The October deficit is a warning signal, but it is also a snapshot of a fast changing trading system. Thailand’s challenge is to keep the benefits of being a regional manufacturing hub while avoiding the pitfalls of pass through trade. That means tighter origin tracking, smarter import management, and a sharper focus on domestic value added. If those steps advance in tandem with broader market access, the trade balance can stabilize even in a turbulent tariff cycle.

Key Points

  • Thailand ran a 3.4 billion dollar trade deficit in October, the largest since early 2023, as imports rose 16 percent and exports grew 5.7 percent.
  • Imports from China jumped 34 percent to 9.8 billion dollars, led by machinery, electronics, and raw materials.
  • Exports to the United States climbed 33 percent to 6.7 billion dollars, with computers, machinery, and steel leading gains.
  • Analysts warn of transshipment risk, with US authorities signaling tariffs up to 40 percent on goods deemed to evade origin rules.

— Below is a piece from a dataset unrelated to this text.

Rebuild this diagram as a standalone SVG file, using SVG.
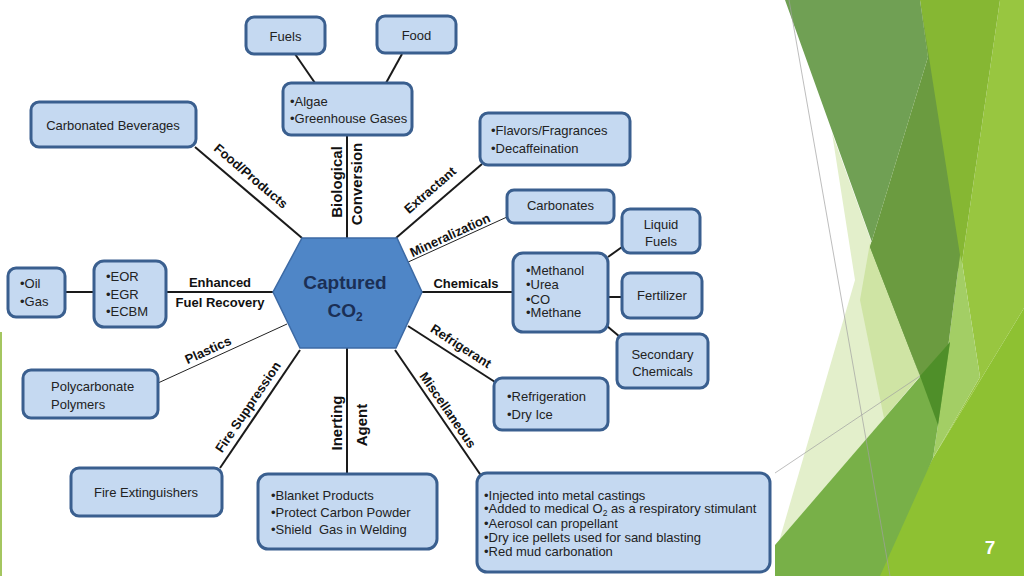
<svg xmlns="http://www.w3.org/2000/svg" width="1024" height="576" viewBox="0 0 1024 576">
<style>
.box{fill:#c5d9f1;stroke:#3a5f8f;stroke-width:3}
.t{font-family:"Liberation Sans",Arial,sans-serif;font-size:13px;fill:#222}
.lb{font-family:"Liberation Sans",Arial,sans-serif;font-size:13px;font-weight:bold;fill:#111}
.vl{font-family:"Liberation Sans",Arial,sans-serif;font-size:15px;font-weight:bold;fill:#111}
.ln{stroke:#1a1a1a;stroke-width:2;fill:none}
.thin{stroke:#222;stroke-width:1;fill:none}
.gl{stroke:#a0a0a0;stroke-width:0.7;fill:none}
</style>
<rect width="1024" height="576" fill="#ffffff"/>
<g id="decor">
<polygon points="832,133 855,280 778,545 920,376" fill="#e3efcb"/>
<polygon points="870,243 920,376 884,418 860,300" fill="#cfe4a4"/>
<polygon points="1000,0 1024,0 1024,308 933,458 980,377 962,262" fill="#98c640"/>
<polygon points="1024,308 1024,576 872,576 933,458" fill="#8ec132"/>
<polygon points="920,0 1000,0 962,262 958,270" fill="#86b733"/>
<polygon points="960,255 962,262 980,377 933,458 938,425" fill="#a3ce65"/>
<polygon points="785,0 920,0 928,57 870,247 920,376" fill="#70a054"/>
<polygon points="920,0 960,255 938,425 920,376 870,247 928,57" fill="#6b9b40"/>
<polygon points="775,545 950,342 938,425 933,458 880,576 775,576" fill="#78b048"/>
<polygon points="920,376 950,342 938,425" fill="#4f8f29"/>
<line class="gl" x1="789" y1="0" x2="890" y2="576"/>
<line class="gl" x1="775" y1="473" x2="920" y2="376"/>
<line x1="1" y1="332" x2="1" y2="576" stroke="#a4c660" stroke-width="2"/>
<text x="990" y="554" text-anchor="middle" font-family="Liberation Sans,Arial,sans-serif" font-size="19" font-weight="bold" fill="#ffffff">7</text>
</g>
<g id="connectors">
<line class="ln" x1="295" y1="54" x2="315" y2="83"/>
<line class="ln" x1="402" y1="54" x2="386" y2="83"/>
<line class="ln" x1="347" y1="135" x2="347" y2="238"/>
<line class="ln" x1="195" y1="147" x2="302" y2="238"/>
<line class="ln" x1="482" y1="164" x2="396" y2="238"/>
<line class="thin" x1="507" y1="217" x2="406" y2="263"/>
<line class="ln" x1="422" y1="292" x2="513" y2="292"/>
<line class="ln" x1="608" y1="257" x2="622" y2="247"/>
<line class="ln" x1="608" y1="297" x2="622" y2="297"/>
<line class="ln" x1="607" y1="326" x2="620" y2="337"/>
<line class="ln" x1="408" y1="326" x2="495" y2="382"/>
<line class="ln" x1="395" y1="350" x2="482" y2="477"/>
<line class="ln" x1="347" y1="348" x2="347" y2="474"/>
<line class="ln" x1="300" y1="350" x2="220" y2="468"/>
<line class="thin" x1="287" y1="324" x2="158" y2="383"/>
<line class="ln" x1="166" y1="292" x2="273" y2="292"/>
<line class="ln" x1="65" y1="292" x2="94" y2="292"/>
<text class="lb" text-anchor="middle" dy="0.35em" transform="translate(251,176) rotate(40.4)">Food/Products</text>
<text class="vl" text-anchor="middle" dy="0.35em" transform="translate(337,182) rotate(-90)">Biological</text>
<text class="vl" text-anchor="middle" dy="0.35em" font-size="14.5" transform="translate(357,184) rotate(-90)">Conversion</text>
<text class="lb" text-anchor="middle" dy="0.35em" transform="translate(430,190) rotate(-40.7)">Extractant</text>
<text class="lb" text-anchor="middle" dy="0.35em" transform="translate(450,235) rotate(-24.5)">Mineralization</text>
<text class="lb" x="466" y="288" text-anchor="middle">Chemicals</text>
<text class="lb" x="220" y="287" text-anchor="middle">Enhanced</text>
<text class="lb" x="220" y="307" text-anchor="middle">Fuel Recovery</text>
<text class="lb" text-anchor="middle" dy="0.35em" transform="translate(208,350) rotate(-24.5)">Plastics</text>
<text class="lb" text-anchor="middle" dy="0.35em" transform="translate(248,407) rotate(-56)">Fire Suppression</text>
<text class="vl" text-anchor="middle" dy="0.35em" font-size="16" transform="translate(337,423) rotate(-90)">Inerting</text>
<text class="vl" text-anchor="middle" dy="0.35em" font-size="16" transform="translate(362,425) rotate(-90)">Agent</text>
<text class="lb" text-anchor="middle" dy="0.35em" transform="translate(461,346) rotate(32.8)">Refrigerant</text>
<text class="lb" text-anchor="middle" dy="0.35em" transform="translate(448,410) rotate(55.4)">Miscellaneous</text>
</g>
<g id="hub">
<polygon points="302,238 397,238 422,292 396,348 300,348 273,292" fill="#4f86c7" stroke="#3c6aa5" stroke-width="1.5"/>
<text x="345" y="288.5" text-anchor="middle" font-family="Liberation Sans,Arial,sans-serif" font-size="19" font-weight="bold" fill="#1b2f55">Captured</text>
<text x="345" y="317" text-anchor="middle" font-family="Liberation Sans,Arial,sans-serif" font-size="19" font-weight="bold" fill="#1b2f55">CO<tspan font-size="12" dy="4">2</tspan></text>
</g>
<g id="fuels"><rect class="box" x="246" y="17" width="79" height="37" rx="8"/><text class="t" x="285.5" y="40.5" text-anchor="middle">Fuels</text></g>
<g id="food"><rect class="box" x="377" y="16" width="79" height="37" rx="8"/><text class="t" x="416.5" y="40" text-anchor="middle">Food</text></g>
<g id="algae"><rect class="box" x="283" y="83" width="129" height="52" rx="8"/><text class="t" x="290" y="105.5">•Algae</text><text class="t" x="290" y="122.5">•Greenhouse Gases</text></g>
<g id="carbonated"><rect class="box" x="31" y="102" width="165" height="45" rx="8"/><text class="t" x="113" y="129.5" text-anchor="middle">Carbonated Beverages</text></g>
<g id="flavors"><rect class="box" x="480" y="113" width="150" height="52" rx="8"/><text class="t" x="491" y="134.5">•Flavors/Fragrances</text><text class="t" x="491" y="152.5">•Decaffeination</text></g>
<g id="carbonates"><rect class="box" x="507" y="190" width="107" height="33" rx="7"/><text class="t" x="560.5" y="209.5" text-anchor="middle">Carbonates</text></g>
<g id="liquidfuels"><rect class="box" x="622" y="209" width="78" height="44" rx="8"/><text class="t" x="661" y="228.5" text-anchor="middle">Liquid</text><text class="t" x="661" y="245.5" text-anchor="middle">Fuels</text></g>
<g id="methanol"><rect class="box" x="513" y="253" width="95" height="79" rx="10"/><text class="t" x="526" y="274.5">•Methanol</text><text class="t" x="526" y="289">•Urea</text><text class="t" x="526" y="303.5">•CO</text><text class="t" x="526" y="317">•Methane</text></g>
<g id="fertilizer"><rect class="box" x="622" y="273" width="80" height="45" rx="8"/><text class="t" x="662" y="300" text-anchor="middle">Fertilizer</text></g>
<g id="secondary"><rect class="box" x="617" y="334" width="91" height="54" rx="8"/><text class="t" x="662.5" y="358.8" text-anchor="middle">Secondary</text><text class="t" x="662.5" y="375.5" text-anchor="middle">Chemicals</text></g>
<g id="refrigeration"><rect class="box" x="494" y="378" width="114" height="52" rx="8"/><text class="t" x="507" y="400.5">•Refrigeration</text><text class="t" x="507" y="418.5">•Dry Ice</text></g>
<g id="misc"><rect class="box" x="477" y="473" width="293" height="99" rx="10"/>
<text class="t" x="484" y="499.5" font-size="12.8">•Injected into metal castings</text>
<text class="t" x="484" y="513" font-size="12.8">•Added to medical O<tspan font-size="8.5" dy="2.5">2</tspan><tspan dy="-2.5"> as a respiratory stimulant</tspan></text>
<text class="t" x="484" y="528" font-size="12.8">•Aerosol can propellant</text>
<text class="t" x="484" y="542" font-size="12.8">•Dry ice pellets used for sand blasting</text>
<text class="t" x="484" y="556" font-size="12.8">•Red mud carbonation</text></g>
<g id="oilgas"><rect class="box" x="8" y="268" width="57" height="49" rx="8"/><text class="t" x="20" y="288">•Oil</text><text class="t" x="20" y="305.5">•Gas</text></g>
<g id="eor"><rect class="box" x="94" y="261" width="72" height="66" rx="10"/><text class="t" x="106" y="281">•EOR</text><text class="t" x="106" y="298.5">•EGR</text><text class="t" x="106" y="316">•ECBM</text></g>
<g id="polycarbonate"><rect class="box" x="23" y="370" width="135" height="48" rx="8"/><text class="t" x="51" y="390.5">Polycarbonate</text><text class="t" x="51" y="408.5">Polymers</text></g>
<g id="extinguishers"><rect class="box" x="71" y="468" width="151" height="48" rx="8"/><text class="t" x="146" y="496.5" text-anchor="middle">Fire Extinguishers</text></g>
<g id="blanket"><rect class="box" x="258" y="474" width="179" height="75" rx="10"/><text class="t" x="271" y="499.5">•Blanket Products</text><text class="t" x="271" y="516.5">•Protect Carbon Powder</text><text class="t" x="271" y="533.5" xml:space="preserve">•Shield  Gas in Welding</text></g>
</svg>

  • Thailand’s trade deficit with China widened in early 2025, reaching 23.29 billion dollars in the first five months as imports outpaced exports.
  • The baht has appreciated more than 5 percent this year, tightening margins for exporters while lowering import costs.
  • Officials are negotiating a reciprocal trade framework with the US and plan to lift imports of US goods to reduce the bilateral surplus.
  • Electronics remain resilient, agriculture has contracted, and autos face tariff headwinds and uneven demand.
  • The Commerce Ministry expects 2025 exports of 332 to 334 billion dollars, with growth likely to slow in 2026 as tariff effects intensify.